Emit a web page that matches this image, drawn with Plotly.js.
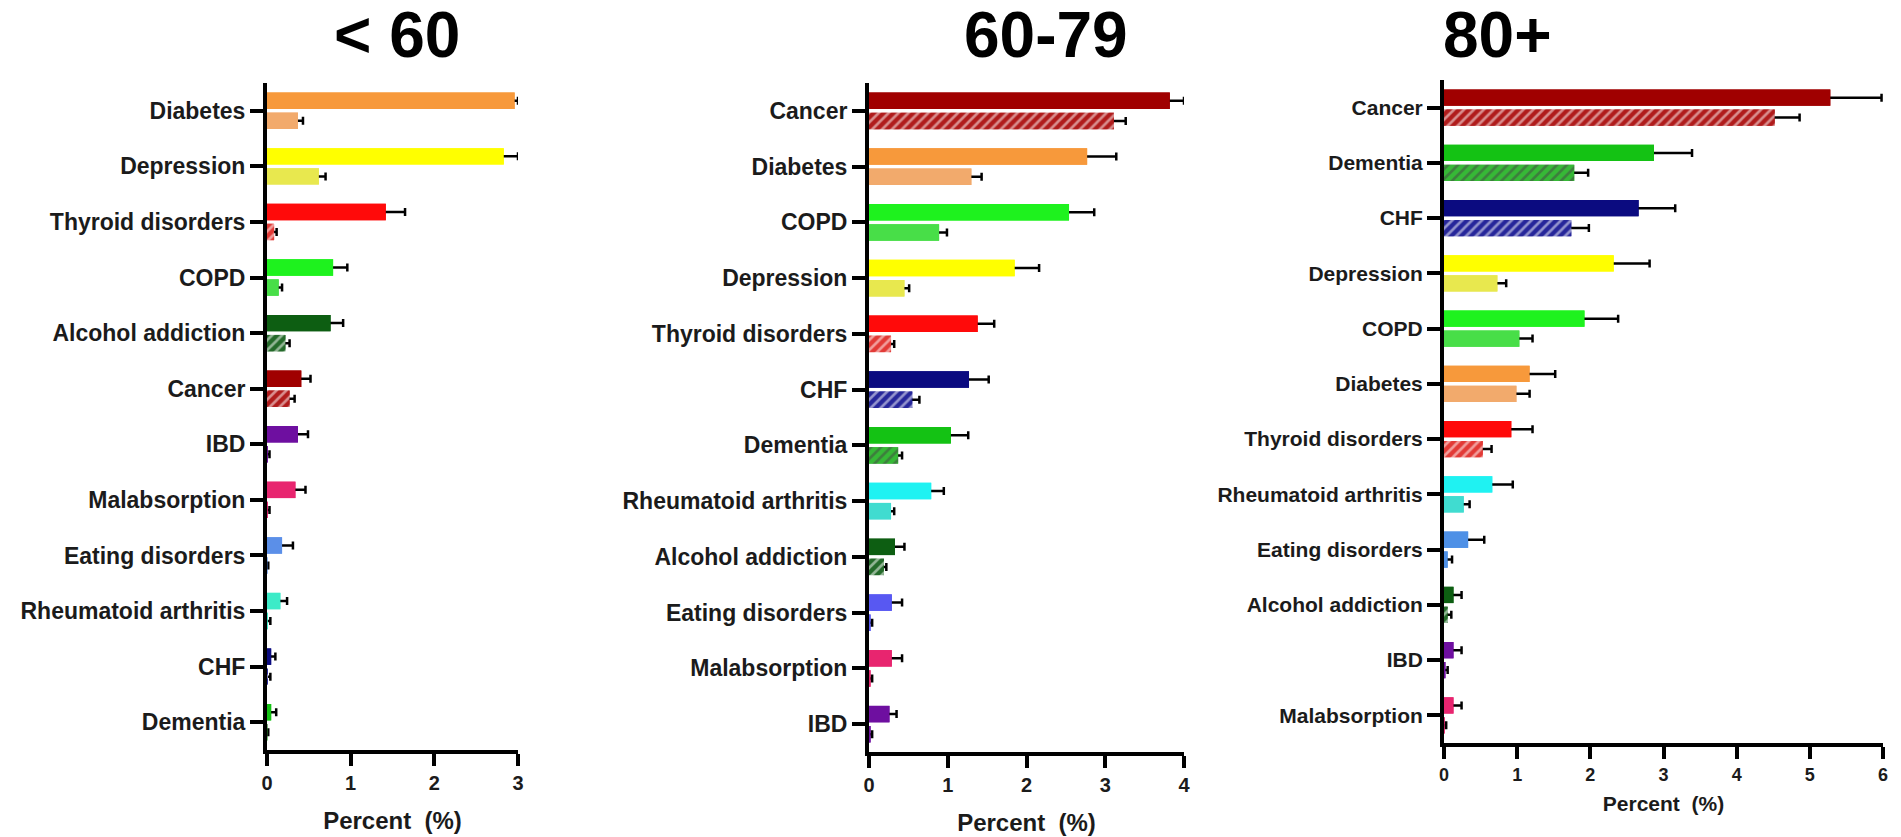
<!DOCTYPE html>
<html>
<head>
<meta charset="utf-8">
<script src="https://cdn.plot.ly/plotly-3.0.1.min.js"></script>
<style>
  html, body { margin: 0; padding: 0; background: #ffffff; }
  #chart { width: 1901px; height: 837px; }
</style>
</head>
<body>
<div id="chart"></div>
<script>
// ---- Age group: < 60 ----
const catsU60 = ['Diabetes', 'Depression', 'Thyroid disorders', 'COPD', 'Alcohol addiction', 'Cancer',
                 'IBD', 'Malabsorption', 'Eating disorders', 'Rheumatoid arthritis', 'CHF', 'Dementia'];
const u60Main    = [2.96, 2.83, 1.42, 0.79, 0.76, 0.41, 0.37, 0.34, 0.18, 0.16, 0.05, 0.05];
const u60MainErr = [0.04, 0.17, 0.23, 0.17, 0.15, 0.11, 0.12, 0.12, 0.13, 0.08, 0.05, 0.06];
const u60Sub     = [0.37, 0.62, 0.085, 0.14, 0.22, 0.27, 0.01, 0.01, 0.005, 0.01, 0.01, 0.005];
const u60SubErr  = [0.06, 0.08, 0.03, 0.04, 0.05, 0.06, 0.02, 0.02, 0.01, 0.03, 0.03, 0.01];

// ---- Age group: 60-79 ----
const cats6079 = ['Cancer', 'Diabetes', 'COPD', 'Depression', 'Thyroid disorders', 'CHF', 'Dementia',
                  'Rheumatoid arthritis', 'Alcohol addiction', 'Eating disorders', 'Malabsorption', 'IBD'];
const m6079Main    = [3.82, 2.77, 2.54, 1.85, 1.38, 1.27, 1.04, 0.79, 0.33, 0.29, 0.29, 0.26];
const m6079MainErr = [0.18, 0.37, 0.32, 0.31, 0.21, 0.25, 0.22, 0.16, 0.12, 0.13, 0.13, 0.09];
const m6079Sub     = [3.11, 1.30, 0.89, 0.45, 0.28, 0.55, 0.37, 0.28, 0.19, 0.02, 0.02, 0.02];
const m6079SubErr  = [0.15, 0.13, 0.10, 0.06, 0.04, 0.09, 0.05, 0.04, 0.03, 0.02, 0.02, 0.02];

// ---- Age group: 80+ ----
const cats80 = ['Cancer', 'Dementia', 'CHF', 'Depression', 'COPD', 'Diabetes', 'Thyroid disorders',
                'Rheumatoid arthritis', 'Eating disorders', 'Alcohol addiction', 'IBD', 'Malabsorption'];
const o80Main    = [5.28, 2.87, 2.66, 2.32, 1.92, 1.17, 0.92, 0.66, 0.33, 0.13, 0.13, 0.13];
const o80MainErr = [0.70, 0.52, 0.50, 0.49, 0.46, 0.35, 0.29, 0.28, 0.22, 0.11, 0.11, 0.11];
const o80Sub     = [4.52, 1.78, 1.74, 0.73, 1.03, 0.99, 0.53, 0.27, 0.05, 0.05, 0.02, 0.01];
const o80SubErr  = [0.34, 0.19, 0.24, 0.12, 0.18, 0.18, 0.12, 0.08, 0.06, 0.05, 0.03, 0.02];

const groupTitles = ['< 60', '60-79', '80+'];
const xTitle = 'Percent  (%)';
const xMax = [3, 4, 6];

// ---- Styling per condition ----
const mainColor = {
  'Diabetes': '#F7993B', 'Depression': '#FFFF00', 'Thyroid disorders': '#FF0A0A', 'COPD': '#1EF21E',
  'Alcohol addiction': '#0D5E12', 'Cancer': '#A00000', 'IBD': '#6E0FA0', 'Malabsorption': '#E8256F',
  'Eating disorders': '#5B8FE8', 'Rheumatoid arthritis': '#1FF2F2', 'CHF': '#0B0B80', 'Dementia': '#14C214'
};
const subColor = {
  'Diabetes': '#F2AA6C', 'Depression': '#E8E84E', 'Thyroid disorders': '#E23A36', 'COPD': '#48DE48',
  'Alcohol addiction': '#246A2A', 'Cancer': '#B01C1C', 'IBD': '#6E0FA0', 'Malabsorption': '#E8256F',
  'Eating disorders': '#5B8FE8', 'Rheumatoid arthritis': '#40DCD0', 'CHF': '#26269A', 'Dementia': '#36B936'
};
const hatchColor = {
  'Thyroid disorders': '#FFB4B0', 'Alcohol addiction': '#A8D0A8', 'Cancer': '#F29A98',
  'CHF': '#B4B4F4', 'Dementia': '#B4F0B4'
};
// small per-panel shade differences
const panelOverrides = [
  { 'Rheumatoid arthritis': '#3CEBC8' },
  { 'Eating disorders': '#5858F2' },
  { 'Eating disorders': '#4E90E6' }
];

const FONT = 'Liberation Sans, Arial, Helvetica, sans-serif';
const INK = '#1b1b1b';

const fullW = 1901, fullH = 837;
// plot areas in pixels: [left, right, top, bottom]
const boxes = [
  [267, 518, 83, 750],
  [869, 1184, 83, 752],
  [1444, 1883, 80, 743]
];
const ySizes = [23, 23, 21];
const xTickSizes = [20, 20, 18];
const xTitleSizes = [24, 24, 21];
const xTitleStandoff = [20, 20, 14];
const titleX = [397, 1046, 1497];

const panels = [
  [catsU60, u60Main, u60MainErr, u60Sub, u60SubErr],
  [cats6079, m6079Main, m6079MainErr, m6079Sub, m6079SubErr],
  [cats80, o80Main, o80MainErr, o80Sub, o80SubErr]
];

function barTrace(p, cats, vals, errs, isSub, withErr) {
  const ov = panelOverrides[p];
  const colors = cats.map(c => (!isSub && ov[c]) ? ov[c] : (isSub ? (ov[c] || subColor[c]) : mainColor[c]));
  const shapes = cats.map(c => (isSub && hatchColor[c]) ? '/' : '');
  const fg = cats.map(c => hatchColor[c] || '#ffffff');
  const ax = p === 0 ? '' : String(p + 1);
  const t = {
    type: 'bar', orientation: 'h',
    x: vals, y: cats,
    xaxis: 'x' + ax, yaxis: 'y' + ax,
    offsetgroup: isSub ? 'sub' : 'main',
    marker: {
      color: colors,
      line: { width: 0 },
      pattern: isSub ? { shape: shapes, fgcolor: fg, bgcolor: colors, size: 7, solidity: 0.38, fillmode: 'overlay' } : undefined
    },
    hoverinfo: 'x+y',
    showlegend: false
  };
  if (withErr) {
    t.error_x = { type: 'data', symmetric: true, array: errs, color: '#000000', thickness: 2.5, width: 4 };
  } else {
    t.error_x = { visible: false };
  }
  return t;
}

const data = [];
// bars carrying whiskers first, identical bars on top so only the outward whisker shows
panels.forEach((pd, p) => {
  const [cats, mainV, mainE, subV, subE] = pd;
  data.push(barTrace(p, cats, mainV, mainE, false, true));
  data.push(barTrace(p, cats, subV, subE, true, true));
});
panels.forEach((pd, p) => {
  const [cats, mainV, mainE, subV, subE] = pd;
  data.push(barTrace(p, cats, mainV, mainE, false, false));
  data.push(barTrace(p, cats, subV, subE, true, false));
});

const layout = {
  width: fullW, height: fullH,
  margin: { l: 0, r: 0, t: 0, b: 0 },
  paper_bgcolor: '#ffffff', plot_bgcolor: '#ffffff',
  barmode: 'group', bargap: 0.28, bargroupgap: 0.18,
  showlegend: false,
  font: { family: FONT, color: INK },
  annotations: []
};

boxes.forEach((b, p) => {
  const ax = p === 0 ? '' : String(p + 1);
  const cats = panels[p][0];
  layout['xaxis' + ax] = {
    domain: [b[0] / fullW, b[1] / fullW],
    anchor: 'y' + ax,
    range: [0, xMax[p]],
    tick0: 0, dtick: 1,
    showline: true, linewidth: 4, linecolor: '#000000',
    ticks: 'outside', ticklen: 12, tickwidth: 4, tickcolor: '#000000',
    showgrid: false, zeroline: false, fixedrange: true,
    tickfont: { family: FONT, size: xTickSizes[p], color: INK, weight: 'bold' },
    title: { text: xTitle, standoff: xTitleStandoff[p], font: { family: FONT, size: xTitleSizes[p], color: INK, weight: 'bold' } }
  };
  layout['yaxis' + ax] = {
    domain: [1 - b[3] / fullH, 1 - b[2] / fullH],
    anchor: 'x' + ax,
    type: 'category', categoryorder: 'array', categoryarray: cats,
    autorange: 'reversed',
    showline: true, linewidth: 4, linecolor: '#000000',
    ticks: 'outside', ticklen: 13, tickwidth: 4, tickcolor: '#000000',
    showgrid: false, zeroline: false, fixedrange: true,
    tickfont: { family: FONT, size: ySizes[p], color: INK, weight: 'bold' }
  };
  layout.annotations.push({
    xref: 'paper', yref: 'paper',
    x: titleX[p] / fullW, y: 1 - 35 / fullH,
    xanchor: 'center', yanchor: 'middle',
    text: groupTitles[p], showarrow: false,
    font: { family: FONT, size: 64, color: '#000000', weight: 'bold' }
  });
});

Plotly.newPlot('chart', data, layout, { displayModeBar: false, staticPlot: true });
</script>
</body>
</html>
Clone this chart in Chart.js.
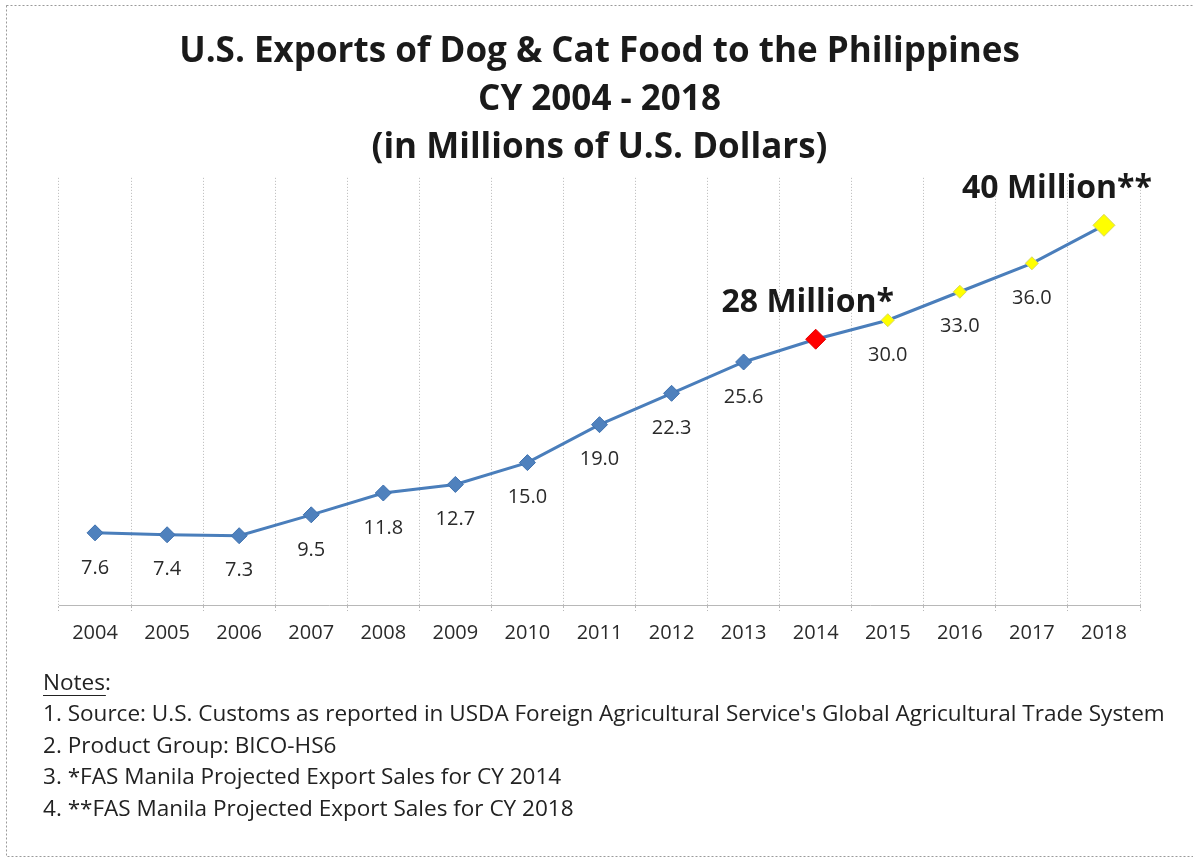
<!DOCTYPE html>
<html>
<head>
<meta charset="utf-8">
<script src="https://cdn.jsdelivr.net/npm/chart.js@4/dist/chart.umd.min.js"></script>
<style>
  html, body { margin: 0; padding: 0; background: #fff; }
  canvas { display: block; }
</style>
</head>
<body>
<canvas id="chart" width="1193" height="859"></canvas>
<script>
const years = ["2004", "2005", "2006", "2007", "2008", "2009", "2010", "2011",
  "2012", "2013", "2014", "2015", "2016", "2017", "2018"];
const exportsUSD = [7.6, 7.4, 7.3, 9.5, 11.8, 12.7, 15.0, 19.0, 22.3, 25.6, 28, 30, 33, 36, 40];
// big bold callouts replace the normal value label on these points
const callouts = { 10: "28 Million*", 14: "40 Million**" };
const titleLines = [
  "U.S. Exports of Dog & Cat Food to the Philippines",
  "CY 2004 - 2018",
  "(in Millions of U.S. Dollars)",
];
const notes = [
  "1. Source: U.S. Customs as reported in USDA Foreign Agricultural Service's Global Agricultural Trade System",
  "2. Product Group: BICO-HS6",
  "3. *FAS Manila Projected Export Sales for CY 2014",
  "4. **FAS Manila Projected Export Sales for CY 2018",
];

const BLUE = "#4a7ebb";
const FONT = "'Open Sans', Lato, sans-serif";

const pointFill = exportsUSD.map((v, i) =>
  i === 10 ? "#ff0000" : i > 10 ? "#ffff00" : "#4f81bd");
const pointEdge = exportsUSD.map((v, i) =>
  i === 10 ? "#e00000" : i > 10 ? "#d8d860" : "#3f72b0");
const pointSize = exportsUSD.map((v, i) =>
  i === 10 ? 10 : i === 14 ? 11 : i > 10 ? 6.5 : 8);

const pageDecor = {
  id: "pageDecor",
  beforeDraw(chart) {
    const { ctx } = chart;
    ctx.save();
    ctx.fillStyle = "#fff";
    ctx.fillRect(0, 0, chart.width, chart.height);
    ctx.setLineDash([2, 2]);
    ctx.strokeStyle = "#9a9a9a";
    ctx.lineWidth = 1;
    ctx.strokeRect(6.5, 5.5, 1200, 851);
    ctx.restore();
  },
  afterDraw(chart) {
    const { ctx } = chart;
    ctx.save();
    ctx.fillStyle = "#222";
    ctx.textBaseline = "middle";
    ctx.textAlign = "left";
    // size the notes so the long source line spans the same width as the original
    ctx.font = "20px " + FONT;
    const size = 20 * 1122 / ctx.measureText(notes[0]).width;
    ctx.font = size.toFixed(2) + "px " + FONT;
    ctx.fillText("Notes:", 43, 684);
    const w = ctx.measureText("Notes:").width;
    ctx.fillRect(43, 695, w - 5, 1);
    notes.forEach((line, i) => {
      ctx.fillText(line, 43, 715 + i * 31.5);
    });
    ctx.restore();
  },
};

const valueLabels = {
  id: "valueLabels",
  afterDatasetsDraw(chart) {
    const { ctx } = chart;
    const meta = chart.getDatasetMeta(0);
    ctx.save();
    ctx.textAlign = "center";
    ctx.textBaseline = "middle";
    meta.data.forEach((pt, i) => {
      if (callouts[i]) {
        ctx.font = "bold 32px " + FONT;
        ctx.fillStyle = "#1a1a1a";
        const dx = i === 14 ? -47 : -8;
        ctx.fillText(callouts[i], pt.x + dx, pt.y - 36);
      } else {
        ctx.font = "20px " + FONT;
        ctx.fillStyle = "#2a2a2a";
        ctx.fillText(exportsUSD[i].toFixed(1), pt.x, pt.y + 35);
      }
    });
    ctx.restore();
  },
};

new Chart(document.getElementById("chart"), {
  type: "line",
  data: {
    labels: years,
    datasets: [{
      data: exportsUSD,
      borderColor: BLUE,
      borderWidth: 3,
      pointStyle: "rectRot",
      pointRadius: pointSize,
      pointBackgroundColor: pointFill,
      pointBorderColor: pointEdge,
      pointBorderWidth: 1,
      tension: 0,
    }],
  },
  options: {
    responsive: false,
    animation: false,
    layout: { padding: { left: 59, right: 53, top: 0, bottom: 204 } },
    plugins: {
      legend: { display: false },
      tooltip: { enabled: false },
      title: {
        display: true,
        text: titleLines,
        color: "#1a1a1a",
        font: { family: FONT, size: 35, weight: "bold", lineHeight: 1.37 },
        padding: { top: 28, bottom: 6 },
      },
    },
    scales: {
      x: {
        offset: true,
        grid: {
          offset: true,
          color: "#b8b8b8",
          tickLength: 6,
          tickBorderDash: [2, 2],
        },
        border: { display: true, color: "#b8b8b8", dash: [1, 2] },
        ticks: {
          color: "#2a2a2a",
          padding: 10,
          font: { family: FONT, size: 20 },
        },
      },
      y: {
        display: false,
        min: 0,
        max: 45,
        grid: { display: false },
      },
    },
  },
  plugins: [pageDecor, valueLabels],
});
</script>
</body>
</html>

---

Instruction » Every line from the start of the listing above through the line with "0.03, 0.02, 0.02, 0.02];" should be repeated exactly; skip the pictures and add nothing else.

Written response »
Emit a web page that matches this image, drawn with Plotly.js.
<!DOCTYPE html>
<html>
<head>
<meta charset="utf-8">
<script src="https://cdn.plot.ly/plotly-3.0.1.min.js"></script>
<style>
  html, body { margin: 0; padding: 0; background: #ffffff; }
  #chart { width: 1901px; height: 837px; }
</style>
</head>
<body>
<div id="chart"></div>
<script>
// ---- Age group: < 60 ----
const catsU60 = ['Diabetes', 'Depression', 'Thyroid disorders', 'COPD', 'Alcohol addiction', 'Cancer',
                 'IBD', 'Malabsorption', 'Eating disorders', 'Rheumatoid arthritis', 'CHF', 'Dementia'];
const u60Main    = [2.96, 2.83, 1.42, 0.79, 0.76, 0.41, 0.37, 0.34, 0.18, 0.16, 0.05, 0.05];
const u60MainErr = [0.04, 0.17, 0.23, 0.17, 0.15, 0.11, 0.12, 0.12, 0.13, 0.08, 0.05, 0.06];
const u60Sub     = [0.37, 0.62, 0.085, 0.14, 0.22, 0.27, 0.01, 0.01, 0.005, 0.01, 0.01, 0.005];
const u60SubErr  = [0.06, 0.08, 0.03, 0.04, 0.05, 0.06, 0.02, 0.02, 0.01, 0.03, 0.03, 0.01];

// ---- Age group: 60-79 ----
const cats6079 = ['Cancer', 'Diabetes', 'COPD', 'Depression', 'Thyroid disorders', 'CHF', 'Dementia',
                  'Rheumatoid arthritis', 'Alcohol addiction', 'Eating disorders', 'Malabsorption', 'IBD'];
const m6079Main    = [3.82, 2.77, 2.54, 1.85, 1.38, 1.27, 1.04, 0.79, 0.33, 0.29, 0.29, 0.26];
const m6079MainErr = [0.18, 0.37, 0.32, 0.31, 0.21, 0.25, 0.22, 0.16, 0.12, 0.13, 0.13, 0.09];
const m6079Sub     = [3.11, 1.30, 0.89, 0.45, 0.28, 0.55, 0.37, 0.28, 0.19, 0.02, 0.02, 0.02];
const m6079SubErr  = [0.15, 0.13, 0.10, 0.06, 0.04, 0.09, 0.05, 0.04, 0.03, 0.02, 0.02, 0.02];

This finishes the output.